Comme chaque année, une excursion sur un site castral se déroulera le samedi après-midi.

Les propositions de communications (environ 1500 signes), accompagnées d’une brève biobibliographie de l’auteur(e) doivent être adressées au plus tard le 15 février 2024, par voie électronique, en format Word à Dominique Picco, secrétaire des Rencontres dopicco at orange.fr et Juliette Glikman, secrétaire adjointe juliette.glikman at orange.fr.

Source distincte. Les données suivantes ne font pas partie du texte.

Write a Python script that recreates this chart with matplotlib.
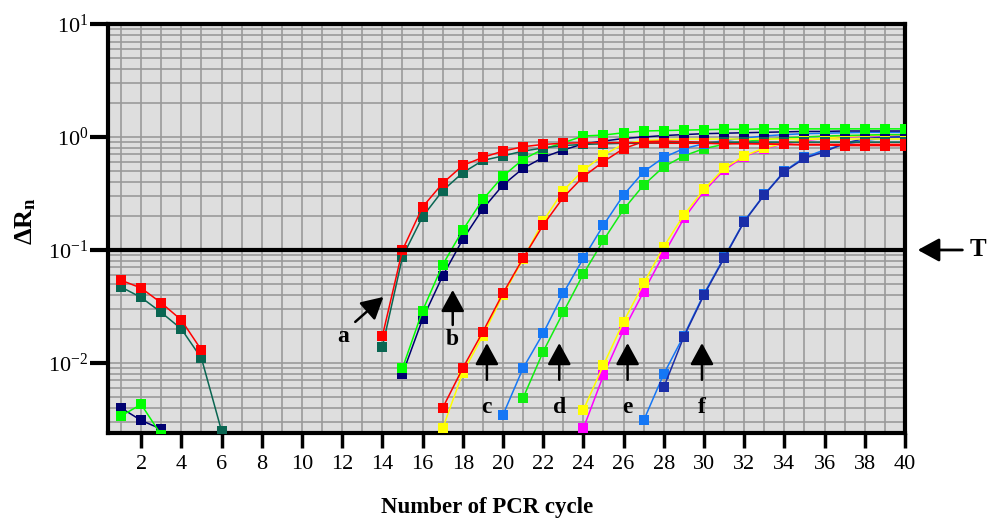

Les intervenants retenus seront informés à la fin du mois de mars.
Attention, afin de répondre au calendrier de plus en plus contraint de l’édition papier, la version définitive du texte des interventions sera à remettre pour le 15 octobre 2024, date impérative.


Notes

[1Christophe MORIN, Au service du château : L’architecture des communs en Île-de-France au XVIIIe siècle, Paris, Éditions de la Sorbonne, 2008.

[2J.-F. BLONDEL, De la distribution des maisons de plaisance et de la décoration des édifices en général, Paris, 1737, tome 1, p. 120.

[3Christophe MORIN, op.cit., première partie.

[4Alexis de TOCQUEVILLE L’Ancien Régime et la Révolution, chapitre 12.